Provided data:
.....
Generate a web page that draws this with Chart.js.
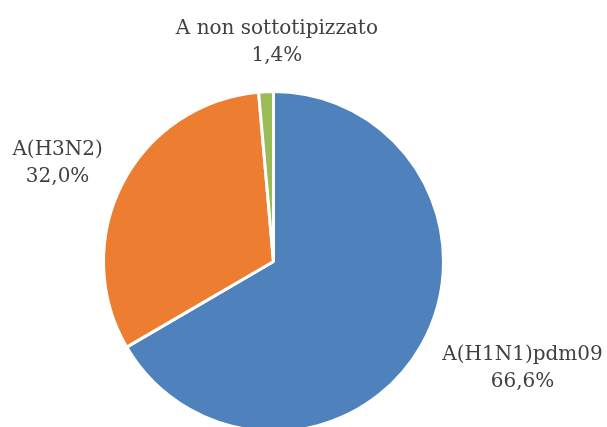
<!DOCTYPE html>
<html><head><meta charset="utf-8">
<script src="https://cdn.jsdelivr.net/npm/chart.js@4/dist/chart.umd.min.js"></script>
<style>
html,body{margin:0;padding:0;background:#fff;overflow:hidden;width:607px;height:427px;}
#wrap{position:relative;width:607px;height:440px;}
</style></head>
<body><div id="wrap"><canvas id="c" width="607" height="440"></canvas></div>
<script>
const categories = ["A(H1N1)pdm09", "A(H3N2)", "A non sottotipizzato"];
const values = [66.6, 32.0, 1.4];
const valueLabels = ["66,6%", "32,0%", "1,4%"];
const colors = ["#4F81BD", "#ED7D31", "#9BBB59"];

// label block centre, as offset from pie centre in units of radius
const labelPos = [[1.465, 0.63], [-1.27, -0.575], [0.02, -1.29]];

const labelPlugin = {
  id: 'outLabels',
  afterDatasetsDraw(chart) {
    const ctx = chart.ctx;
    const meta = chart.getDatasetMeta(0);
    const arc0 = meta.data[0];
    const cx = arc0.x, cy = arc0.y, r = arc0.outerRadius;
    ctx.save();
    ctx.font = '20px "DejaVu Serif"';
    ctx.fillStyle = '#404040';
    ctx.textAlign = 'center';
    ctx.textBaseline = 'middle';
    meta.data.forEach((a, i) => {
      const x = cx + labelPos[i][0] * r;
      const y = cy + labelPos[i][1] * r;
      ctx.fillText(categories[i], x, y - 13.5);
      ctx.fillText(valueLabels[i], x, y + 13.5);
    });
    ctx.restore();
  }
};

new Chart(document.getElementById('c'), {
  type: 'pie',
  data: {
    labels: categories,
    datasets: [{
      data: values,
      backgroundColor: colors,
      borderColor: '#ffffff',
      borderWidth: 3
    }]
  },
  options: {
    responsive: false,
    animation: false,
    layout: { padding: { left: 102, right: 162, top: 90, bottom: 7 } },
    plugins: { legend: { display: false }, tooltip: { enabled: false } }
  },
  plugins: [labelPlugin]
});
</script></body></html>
.....
Restate the data word for word from its first line through the line with "-0.575], [0.02, -1.29]];", leaving out any picture along the way.

Worked answer:
Generate a web page that draws this with Chart.js.
<!DOCTYPE html>
<html><head><meta charset="utf-8">
<script src="https://cdn.jsdelivr.net/npm/chart.js@4/dist/chart.umd.min.js"></script>
<style>
html,body{margin:0;padding:0;background:#fff;overflow:hidden;width:607px;height:427px;}
#wrap{position:relative;width:607px;height:440px;}
</style></head>
<body><div id="wrap"><canvas id="c" width="607" height="440"></canvas></div>
<script>
const categories = ["A(H1N1)pdm09", "A(H3N2)", "A non sottotipizzato"];
const values = [66.6, 32.0, 1.4];
const valueLabels = ["66,6%", "32,0%", "1,4%"];
const colors = ["#4F81BD", "#ED7D31", "#9BBB59"];

// label block centre, as offset from pie centre in units of radius
const labelPos = [[1.465, 0.63], [-1.27, -0.575], [0.02, -1.29]];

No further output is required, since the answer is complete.